Implementing mission-based analysis step by step

Why mission-based analysis beats ad hoc projects?

Executives anchor strategy when they define a mission, tie that mission to measurable outcomes, and then let data, design, and operations work as one system. Mission-based analysis is a repeatable discipline that connects an enterprise mission to customer and employee journeys, to the metrics that govern investment, and to the operational changes that deliver value. This approach reduces scattershot initiatives, clarifies tradeoffs, and accelerates transformation in contact centres, digital channels, and field operations alike. Research consistently links customer experience to loyalty and growth, which makes a mission-first operating model a practical choice, not a slogan.¹

What is “mission” in a CX and service context?

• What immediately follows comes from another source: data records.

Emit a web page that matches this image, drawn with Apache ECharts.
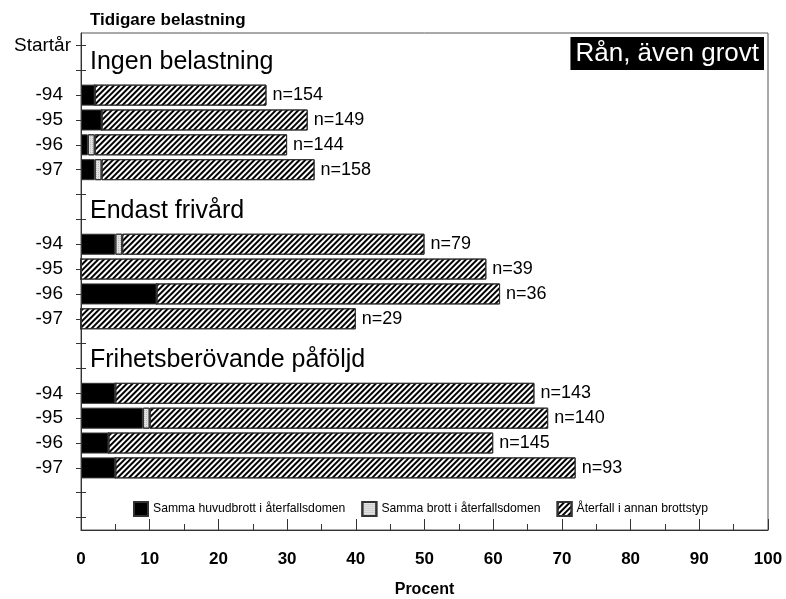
<!DOCTYPE html>
<html>
<head>
<meta charset="utf-8">
<script src="https://cdn.jsdelivr.net/npm/echarts@6/dist/echarts.min.js"></script>
<style>
  html, body { margin: 0; padding: 0; background: #fff; }
  #chart { width: 786px; height: 599px; }
</style>
</head>
<body>
<div id="chart"></div>
<script>
// one row per category, top to bottom; null = empty row
const categories = ['Startår', '', '-94', '-95', '-96', '-97', '', '', '-94', '-95', '-96', '-97', '', '', '-94', '-95', '-96', '-97', '', '']
const sameMain = [null, null, 2, 3, 1, 2, null, null, 5, 0, 11, 0, null, null, 5, 9, 4, 5, null, null]
const sameCrime = [null, null, 0, 0, 1, 1, null, null, 1, 0, 0, 0, null, null, 0, 1, 0, 0, null, null]
const otherType = [null, null, 25, 30, 28, 31, null, null, 44, 59, 50, 40, null, null, 61, 58, 56, 67, null, null]
const nValues = [null, null, 154, 149, 144, 158, null, null, 79, 39, 36, 29, null, null, 143, 140, 145, 93, null, null]
const groupNames = ['Ingen belastning', 'Endast frivård', 'Frihetsberövande påföljd']
const groupRows = [1, 7, 13]
const seriesNames = ['Samma huvudbrott i återfallsdomen', 'Samma brott i återfallsdomen', 'Återfall i annan brottstyp']
const xTicks = [0, 10, 20, 30, 40, 50, 60, 70, 80, 90, 100]

const font = 'Liberation Sans, Arial, sans-serif'
const chart = echarts.init(document.getElementById('chart'))

const barBase = {
  type: 'bar',
  stack: 'total',
  barWidth: 21,
  yAxisIndex: 0
}

const option = {
  animation: false,
  textStyle: { fontFamily: font },
  title: [
    {
      text: 'Tidigare belastning',
      left: 85,
      top: 7,
      textStyle: { fontSize: 17, fontWeight: 'bold', color: '#000', fontFamily: font }
    },
    {
      text: 'Rån, även grovt',
      right: 22,
      top: 37,
      backgroundColor: '#000',
      padding: [4, 5, 3, 5],
      textStyle: { fontSize: 26, fontWeight: 'normal', color: '#fff', fontFamily: font }
    }
  ],
  legend: {
    left: 128,
    top: 496,
    icon: 'rect',
    itemWidth: 14,
    itemHeight: 14,
    itemGap: 16,
    data: seriesNames,
    textStyle: { fontSize: 12.2, color: '#000', fontFamily: font }
  },
  grid: {
    left: 81,
    right: 18,
    top: 33,
    bottom: 69,
    outerBoundsMode: 'none',
    containLabel: false,
    show: true,
    borderColor: '#555',
    borderWidth: 1
  },
  xAxis: {
    type: 'value',
    min: xTicks[0],
    max: xTicks[xTicks.length - 1],
    interval: 10,
    splitLine: { show: false },
    axisLine: { show: true, lineStyle: { color: '#333' } },
    axisTick: { show: true, inside: true, length: 11, lineStyle: { color: '#333' } },
    minorTick: { show: true, splitNumber: 2, length: 6, lineStyle: { color: '#333' } },
    axisLabel: { margin: 21, fontSize: 17, fontWeight: 'bold', color: '#000', fontFamily: font },
    name: 'Procent',
    nameLocation: 'middle',
    nameGap: 52,
    nameTextStyle: { fontSize: 16, fontWeight: 'bold', color: '#000', fontFamily: font }
  },
  yAxis: [
    {
      type: 'category',
      data: categories,
      inverse: true,
      axisLine: { show: true, lineStyle: { color: '#333' } },
      axisTick: { show: true, alignWithLabel: true, interval: 0, length: 5, lineStyle: { color: '#333' } },
      axisLabel: {
        interval: 0,
        margin: 10,
        fontSize: 19,
        color: '#000',
        fontFamily: font,
        formatter: (v) => v === 'Startår' ? v : '{r|' + v + '}',
        rich: { r: { fontSize: 19, color: '#000', fontFamily: font, padding: [0, 8, 0, 0] } }
      }
    },
    {
      // ticks on the inside so they cross the axis line
      type: 'category',
      data: categories,
      inverse: true,
      position: 'left',
      axisLine: { show: false },
      axisTick: { show: true, inside: true, alignWithLabel: true, interval: 0, length: 5, lineStyle: { color: '#333' } },
      axisLabel: { show: false }
    }
  ],
  series: [
    Object.assign({}, barBase, {
      name: seriesNames[0],
      data: sameMain,
      itemStyle: { color: '#000', borderColor: '#333', borderWidth: 1 }
    }),
    Object.assign({}, barBase, {
      name: seriesNames[1],
      data: sameCrime,
      itemStyle: {
        color: '#e2e2e2',
        borderColor: '#333',
        borderWidth: 1,
        decal: { symbol: 'rect', symbolSize: 1, color: 'rgba(150,150,150,0.5)', dashArrayX: [1, 1], dashArrayY: [1, 1] }
      }
    }),
    Object.assign({}, barBase, {
      name: seriesNames[2],
      data: otherType,
      itemStyle: {
        color: '#fff',
        borderColor: '#333',
        borderWidth: 1,
        decal: { symbol: 'rect', symbolSize: 1, color: '#000', dashArrayX: [1, 0], dashArrayY: [2, 2], rotation: -Math.PI / 4 }
      },
      label: {
        show: true,
        position: 'right',
        distance: 6,
        fontSize: 18,
        color: '#000',
        fontFamily: font,
        formatter: (p) => nValues[p.dataIndex] == null ? '' : 'n=' + nValues[p.dataIndex]
      }
    })
  ]
}

chart.setOption(option)

// group headings sit a little above their row centre
chart.setOption({
  graphic: groupNames.map((name, i) => {
    const y = chart.convertToPixel({ yAxisIndex: 0 }, groupRows[i])
    return {
      type: 'text',
      left: 90,
      top: y - 7 - 14,
      style: { text: name, fill: '#000', font: '25px ' + font }
    }
  })
})
</script>
</body>
</html>
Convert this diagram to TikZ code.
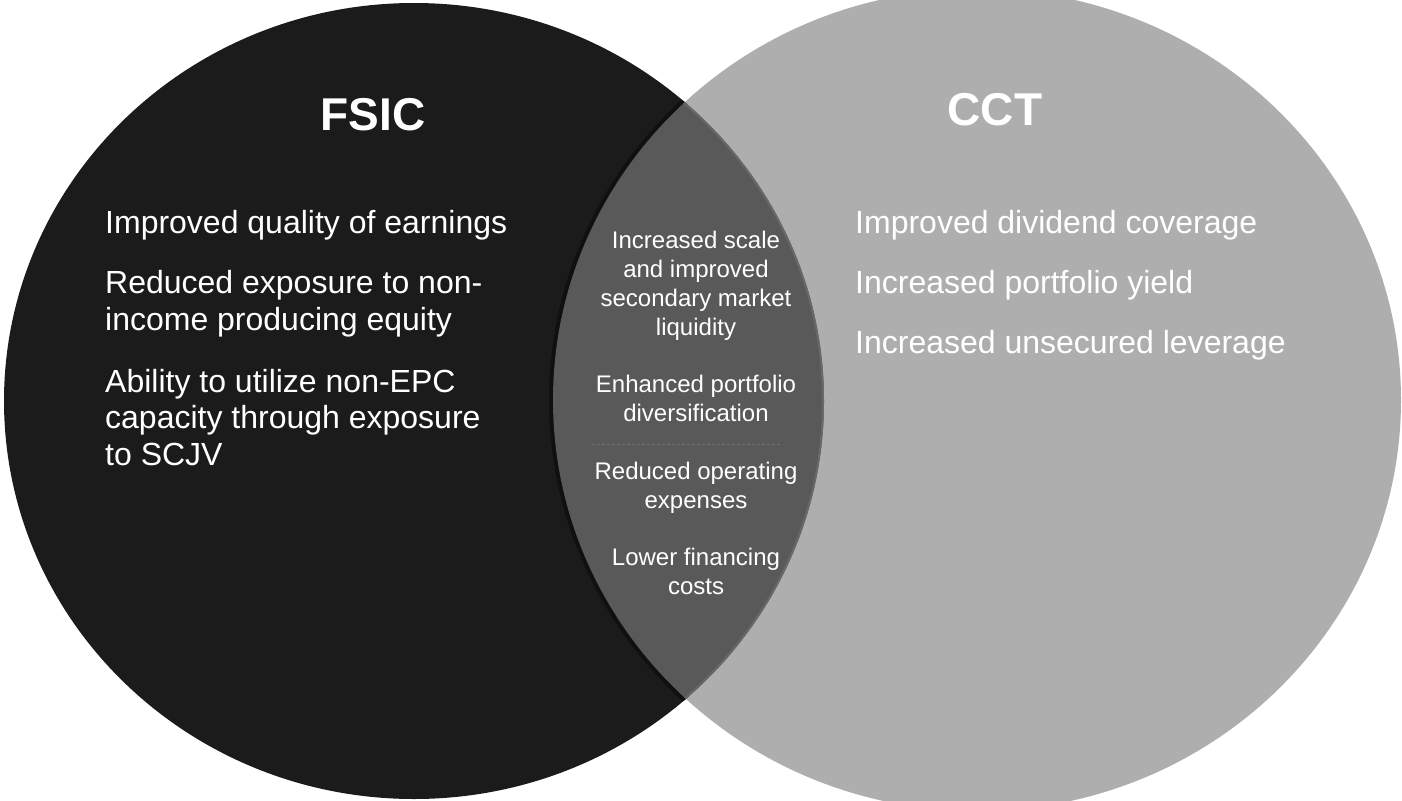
\documentclass[tikz,border=0pt]{standalone}
\usepackage{fontspec}
\setmainfont{Liberation Sans}
\definecolor{leftc}{HTML}{1B1B1B}
\definecolor{rightc}{HTML}{AEAEAE}
\definecolor{lensc}{HTML}{595959}
\definecolor{shadowc}{HTML}{101010}
\definecolor{rimc}{HTML}{686868}
\definecolor{sepc}{HTML}{707070}
\tikzset{
  title/.style={text=white, anchor=base, inner sep=0pt, font=\bfseries\fontsize{46}{50}\selectfont},
  item/.style={text=white, anchor=base west, inner sep=0pt, font=\fontsize{32}{36}\selectfont},
  lensitem/.style={text=white, anchor=base, inner sep=0pt, font=\fontsize{24}{28}\selectfont},
}
\begin{document}
\begin{tikzpicture}[x=1pt,y=-1pt]
\useasboundingbox (0,0) rectangle (1402,800);
\fill[white] (0,0) rectangle (1402,800);
% circles
\fill[leftc] (414,401) ellipse [x radius=410, y radius=398];
\fill[rightc] (977,400) ellipse [x radius=424, y radius=411];
% lens
\begin{scope}
  \clip (414,401) ellipse [x radius=410, y radius=398];
  \draw[shadowc, line width=8pt] (977,400) ellipse [x radius=424, y radius=411];
  \fill[lensc] (977,400) ellipse [x radius=424, y radius=411];
\end{scope}
\begin{scope}
  \clip (977,400) ellipse [x radius=424, y radius=411];
  \draw[rimc, line width=2pt] (414,401) ellipse [x radius=409, y radius=397];
\end{scope}
% separator
\coordinate (sepL) at (592,444);
\coordinate (sepR) at (782,444);
\draw[sepc, line width=0.8pt, dash pattern=on 3pt off 2pt] (sepL) -- (sepR);
% titles
\node[title] (fsic) at (373,130) {FSIC};
\node[title] (cct) at (995,125) {CCT};
% left items
\node[item] (l1) at (105,233) {Improved quality of earnings};
\node[item] (l2) at (105,293) {Reduced exposure to non-};
\node[item] (l3) at (105,330) {income producing equity};
\node[item] (l4) at (105,392) {Ability to utilize non-EPC};
\node[item] (l5) at (105,428) {capacity through exposure};
\node[item] (l6) at (105,465) {to SCJV};
% right items
\node[item] (r1) at (855,233) {Improved dividend coverage};
\node[item] (r2) at (855,293) {Increased portfolio yield};
\node[item] (r3) at (855,353) {Increased unsecured leverage};
% lens items
\node[lensitem] (m1) at (696,248) {Increased scale};
\node[lensitem] (m2) at (696,277) {and improved};
\node[lensitem] (m3) at (696,306) {secondary market};
\node[lensitem] (m4) at (696,335) {liquidity};
\node[lensitem] (m5) at (696,392) {Enhanced portfolio};
\node[lensitem] (m6) at (696,421) {diversification};
\node[lensitem] (m7) at (696,479) {Reduced operating};
\node[lensitem] (m8) at (696,508) {expenses};
\node[lensitem] (m9) at (696,565) {Lower financing};
\node[lensitem] (m10) at (696,594) {costs};
\end{tikzpicture}
\end{document}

Leaders define mission as the concrete result the organisation will deliver for a specific customer, within a specific time window, measured by observable outcomes. A mission is not a slogan. It names the customer, the job to be done, the channel or journey, and the success metric. Jobs to Be Done provides a useful lens here, because it frames problems as progress customers seek in context, not as features or tickets to close.² The mission statement becomes the north star for analysis and investment, and it travels cleanly into portfolio planning, service design, and contact centre playbooks.³

How to scope the mission with clarity?

Teams scope a mission by writing a single sentence that contains five parts: customer segment, situation, desired progress, acceptable time to value, and measurable outcome. This statement should survive executive review and frontline scrutiny. Hoshin Kanri, a method used to align strategy and daily management, offers a useful check by forcing a vertical conversation about objectives, metrics, and resources.⁴ When leaders agree on scope, analysts can select a crisp outcome metric and a small set of leading indicators that shape the delivery path. The scoping step eliminates ambiguous “initiatives” that never connect to behaviour or value.⁵

What data foundation is required to start?

Organisations establish an identity and data foundation before they scale mission-based analysis. This foundation resolves who the customer is, which interactions belong to the journey, and which attributes feed models and routing. Data quality controls are explicit and testable.⁶ Customer identity must link channels, contact reasons, and operational events without guesswork. CRISP-DM, the cross-industry standard process for data mining, provides a practical lifecycle for understanding data, preparing features, modelling, evaluating, and deploying.⁷ With identity resolved and quality monitored, analysts can connect outcomes to actions, and engineers can automate safely in production systems.⁶

How to translate mission into metrics that guide action?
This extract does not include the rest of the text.